Tuesday, March 19, 2024

First responders treat an injured bicyclist April 23 in North Cambridge. (Photo: Marc Levy)

Continued complaints about “bicycle bullies” and other transportation tensions inspired a call Monday for the development of a document on safe riding to be posted citywide, and for a task force to pull that document together. But one city councillor says the needed changes are happening without any official intervention.

The city has rushed to add protected bike lanes since the death of two bicyclists last year and an outcry from many calling the city’s slow rollout fatally dangerous; the outcry since the installation of bike lanes on Brattle and Cambridge streets has come from businesses and pedestrians who feel the process ignored their concerns while serving often reckless riders who don’t know or don’t care about the rules.

“In the last two days, I have watched a dozen people ride the wrong way in the bike lane, speed between pedestrians in the crosswalk, bike the wrong way in the bike lane while talking on their cellphone, speed by a bus dropping off passengers and coming out of the side street into the bike lane without stopping or even slowing down,” said Robert Skenderian, whose Skenderian Apothecary on Cambridge Street has a front-row view of a well-used protected lane. “It is only a matter of time before another bicyclist is injured or killed by their own behavior – behavior that is affirmed and reaffirmed by the actions of this council.”

“The bicycle bullies love the Wild West the City Council has created,” he said. “Unless the council directs the police department to enforce the rules of the road on all forms of transportation and institutes a fine system for infractions on bicyclists, this document and the actions of this council are a waste of time.”

Two motions

An order for a document explaining how to ride a bike safely passed, but Mayor E. Denise Simmons wound up setting aside her own late order to create a task force “to develop a comprehensive street safety and education plan.”

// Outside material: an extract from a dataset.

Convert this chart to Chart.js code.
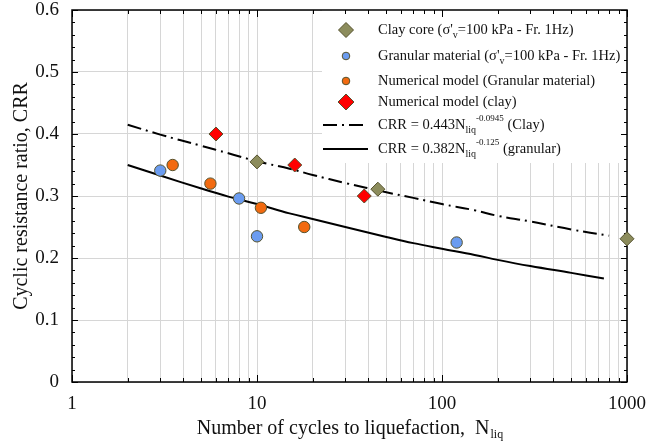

Though it seemed a simple enough motion, questions about who would be on the task force and how it would interact with similar city transportation groups were raised by councillor Nadeem Mazen. Councillor Jan Devereux had additional concerns. “I don’t think task forces often get things done, they don’t get the momentum, and this is a relatively urgent need,” Devereux said. “We ought to allow the city manager to tell us what he thinks will be the best combination of resources to get this done.”

When Simmons responded, she seemed to read from a different text than had been distributed, saying she’d given the city manager options in asking him to “bring a recommendation and/or to appoint” a task force; the distributed text asked simply for a task force to be appointed.

After Devereux expressed confusion, Simmons used her “charter right” to set the order aside for one regular meeting. (Because the Nov. 6 meeting is a special roundtable on housing policies, the task force idea won’t be taken up again until Nov. 13.)

Cultural change

Though he agreed with speakers during public comments calling for an adherence to higher safety and enforcement standards, a naturally occurring change in behavior might make the proposed document and task force less necessary, Mazen suggested in remarks earlier in the evening.

“I’ve been experiencing something amazing just over the last couple of weeks, and it has changed how I operate bicycles and Zipcars – the culture of those riding bikes and those driving cars has changed noticeably since we have changed the bicycle infrastructure,” Mazen said, admitting that his own past riding habits had been the kind that angered people such as Skenderian and three other speakers at the meeting. But instead of cruising through red lights while cars stop, suddenly “you see bikers stopping in groups.”

“Enforcement aside, those who bicycle are adopting a culture of a better adherence to rules, because it doesn’t feel as reasonable to just make your own decision when groups of bikers are stopping,” Mazen said. “I thought to myself, wow, I’m riding in this city for 10 years feeling unsafe and all of a sudden I know the exact moment when the culture of biking started to become safe, and it was this year.”